Players in any group struggle to figure out whether at any given point their part is the solo or the accompaniment. Since most members of the flute choir will not have access to the score, this is something the conductor must teach if the end result is to be musical. Both bringing out and suppressing a line require dynamic control. Most groups can play louder, but few can play softer. Each player should circle with a red pencil all the pianos in the piece.
Many players do not understand the difference between a solo piano and an accompaniment piano – or a solo forte and an accompaniment forte. In both cases the solo dynamic is louder. The number of flutists assigned to each part will determine how loud a section can be played. I heard a conductor ask, “How many flutes are on that forte passage?” “Three.” Okay, so each of you play a third of a forte because if you each play forte, then the passage will sound like fff.
Besides working on your beautiful, rich, full vibrant tone, work to achieve the same results only at the piano dynamic.
Chamber Music Style
String players usually learn from an early age how to play with others in a quartet. They are taught to keep their stands low and to have eye contact with other players. Since most flutists do not have this experience, it is something that takes practice. Obviously, players look at the conductor and section leader to begin the piece, but most need to check in more often than they realize. At your next rehearsal, practice looking up and around every measure or two. Note who is playing the same part as you, and who is playing something else.

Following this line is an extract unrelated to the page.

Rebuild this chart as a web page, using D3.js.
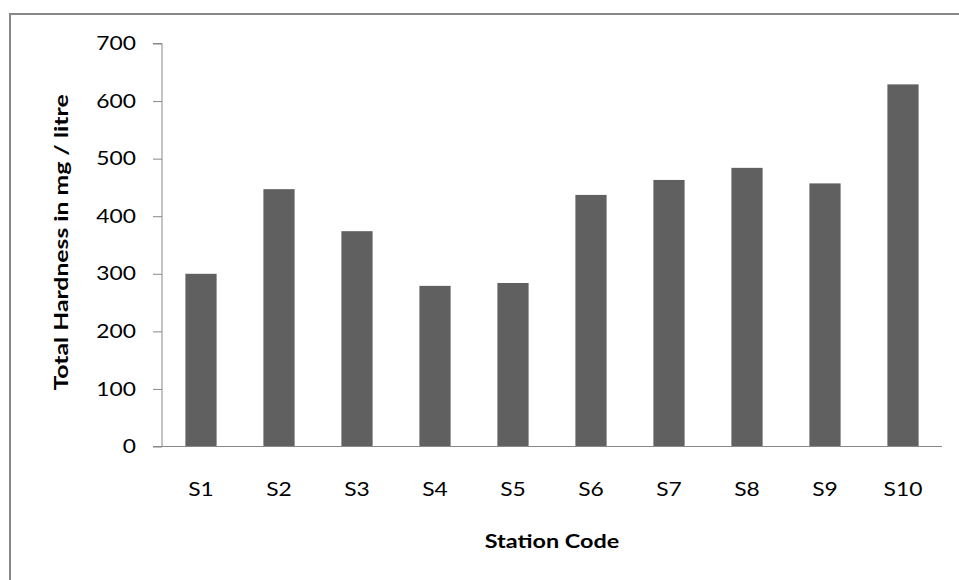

Players who breathe together play together. Section leaders should indicate each entrance and cutoff with the end of the flute. If players do not feel comfortable giving a cue, they should work on this skill, or someone else should lead the section.
Set Up and Break Down
Be sure to arrive early to help set up the chairs and stands and stay after to put everything away. Volunteer to help out the group in other ways such as publicity, library duties, and recruitment, especially if you have any special skills or contacts that would apply.
Find a friend to practice your flute choir music with once a week. Even if one of you is on part 3, and the other plays part 6, there will be things that you learn that will help you to be a better ensemble player.
Weekly flute choir rehearsal are a wonderful chance to be among friends who have a shared interest in the flute and flute playing. Improving your skills will make this an even better experience as you work together to create beautiful music.